Hal sama juga terjadi di Prancis. Kota Nantes di Prancis, misalnya, mencatat suhu 42 derajat celcius.

Di Kota Gironde, kawasan wisata populer di Barat Daya Prancis, telah terkena dampak sangat parah. Petugas pemadam kebakaran berjuang untuk mengendalikan kobaran api yang telah menghancurkan hampir 17.000 hektar lahan.

Terbaru, Rabu, Portugal melaporkan lebih dari 1.000 kematian akibat cuaca neraka tersebut. Hal sama juga dilaporkan Spanyol dengan 500 kematian.

"Dengan adanya perubahan iklim, peningkatan kematian ini mungkin akan semakin meningkat dan oleh karena itu kita harus mengambil langkah-langkah di tingkat kesehatan masyarakat untuk meminimalkan dampaknya," kata seorang peneliti di fakultas sains Universitas Lisbon, Carlos Antunes merujuk suhu ekstrem yang terjadi.

C. Terancam "Kiamat" Gas

Di tengah inflasi dan cuaca ekstrem, negara-negara Uni Eropa (EU) juga terancam mengalami "kiamat" gas. Ini akibat ketidakjelasan pasokan gas dari Rusia, melalui pipa Nord Stream 1, yang kini tengah disetop sementara.

Pipa tersebut kini tengah menjalani perawatan tahunan.
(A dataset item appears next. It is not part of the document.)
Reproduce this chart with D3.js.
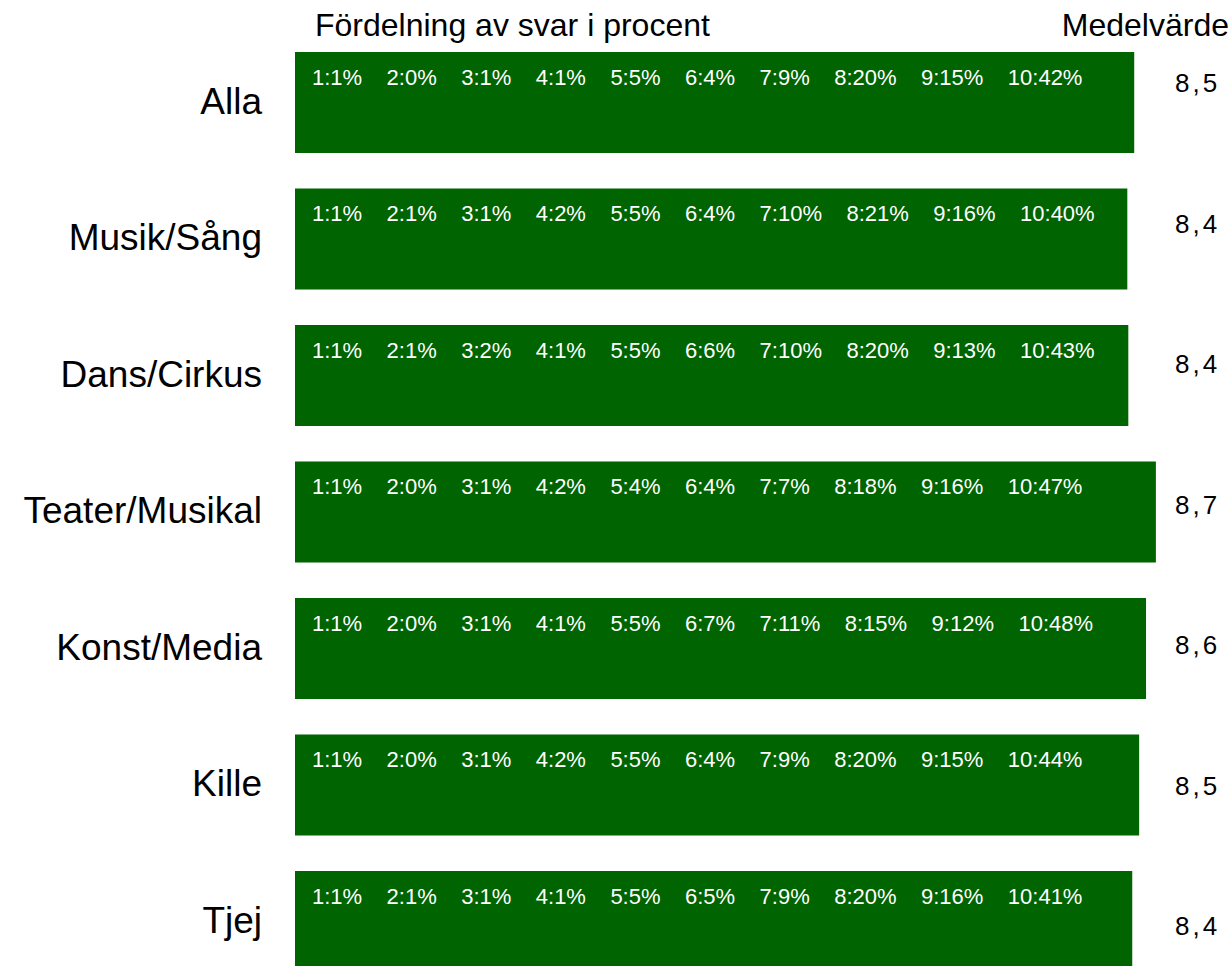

Seharusnya pasokan gas bisa kembali mengalir Kamis.

Namun beberapa tidak yakin seiring pertikaian karena keputusan Rusia menyerang Ukraina.

Apalagi, sebuah dokumen baru terungkap, soal BUMN gas Rusia Gazprom yang dikabarkan telah memberi pengumuman ke pelanggan Eropa bahwa perusahaan tak dapat menjamin pasokan gas karena keadaan force majeure.

Menurut Reuters, hal itu tertuang dalam surat tertanggal 14 Juli dan berlangsung sejak 14 Juni.

Frasa itu merujuk pada standar dalam kontrak bisnis dan mendefinisikan keadaan ekstrem yang membebaskan suatu pihak dari kewajiban hukum mereka.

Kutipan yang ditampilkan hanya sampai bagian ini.